NORA-Verlag. 448 S., br., 22 €.


Man trifft sich in Schankstuben und Cafés, plaudert, staunt und trinkt. Mal mehr, mal zu viel. So werden Geschichten geboren, Träume erweckt. Erzählungen beflügeln Fantasien. Die Literatur ist die zweite große Leidenschaft, die ihn umgibt. In Märchen und Fabeln findet er sich wieder. Der Tod des Heinrich von Kleist hinterlässt tiefe Spuren, auch die Abenteuer der Minna (Wilhelmine) Reich, der ersten Ballonfahrerin, die - während er an Zahnrädern, Federn und Walzen bastelt - in die Lüfte stieg und die Welt hinter sich zu lassen schien. Mehr und mehr wird Lorenz zum Genie, immer neue Ideen bringen seine Figuren in den Spieluhren zum Tanzen.

Sein Freundeskreis ist abgesteckt. Friedrich, der sensible Student mit adligem Geblüt, angesteckt vom jungen Geist der Revolution, der aufgeklärte Studenten zum Wartburgfest aufbrechen lässt, beseelt von der Idee, sich ihrer ständischen Fesseln zu entledigen, frei zu sein in ihren Gedanken. Da ist Ännchen, die wohlproportionierte Nichte eines Bibliothekars, die ihn immer wieder überrascht mit ihrem Wissen und sozialen Engagement. Und da ist Marie, die lebenslustige Schöne, die nicht festhalten will an Althergebrachtem, modern sein, sich in männlicher Gesellschaft offen auf der Straße zeigen, stolz sein und frei von Untertanengeist, nicht Dienstmagd sein ein Leben lang.

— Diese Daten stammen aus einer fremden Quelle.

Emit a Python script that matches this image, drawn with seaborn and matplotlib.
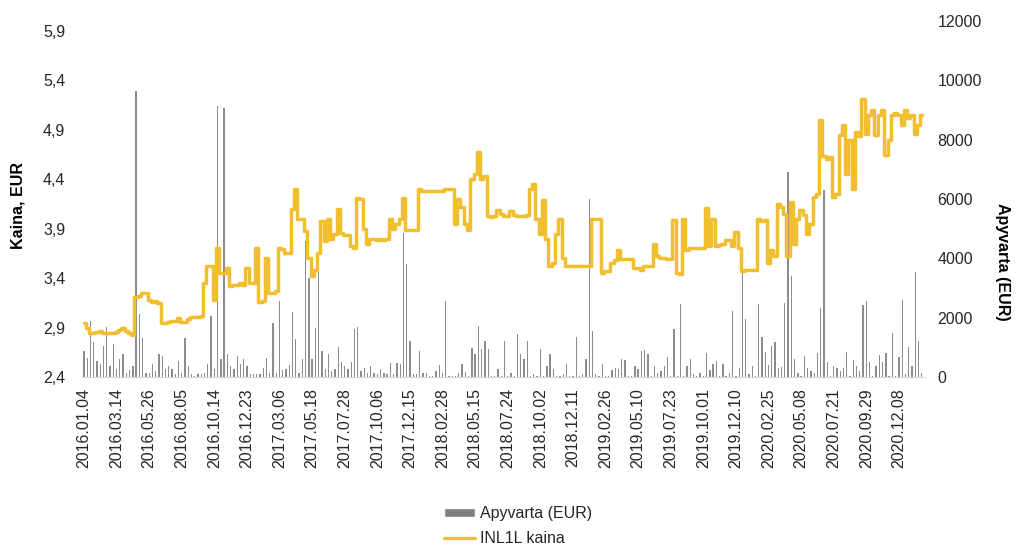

Alles braucht seine Zeit, alles muss reifen, so auch bei Uhrmacher Kronacher. Er wird viele Welten erleben, Phantasien anderer bestaunen, sich vom Zauber der Bühne gefangen nehmen lassen, um dann selbst ein Wunder hervorzubringen. Das Wunder heißt Melusine, jene feengleiche Fabelgestalt der Frühzeit. Hier beweist der Uhrmacher all seine Kreativität und muss doch feststellen, dass eine Maschine den Menschen nicht ersetzen kann. Auch wenn er sich in der Liebe entscheidet für die eine, so bleibt er doch ein unruhiger Geist, der sich immer wieder neuen Herausforderungen stellt, am Ende ist es die Dampfschifffahrt.

Frank Roggenbuch, eigentlich in der jüngeren deutsch-deutschen Geschichte zu Hause, hat sich mit dieser Erzählung auf neues Terrain gewagt. Ein opulentes Werk, es stellt den Leser mitunter auf die Probe, seine Figuren sprechen in fränkisch-berlinischem Kauderwelsch, viele Begriffe sind dem deutschen Wortschatz längst entflohen. Gleichwohl, es öffnet den Blick für eine spannende Epoche, bringt uns die Gedanken- und Gefühlswelt der vorkapitalistischer Ära des Aufbruchs ein kleines Stück nahe.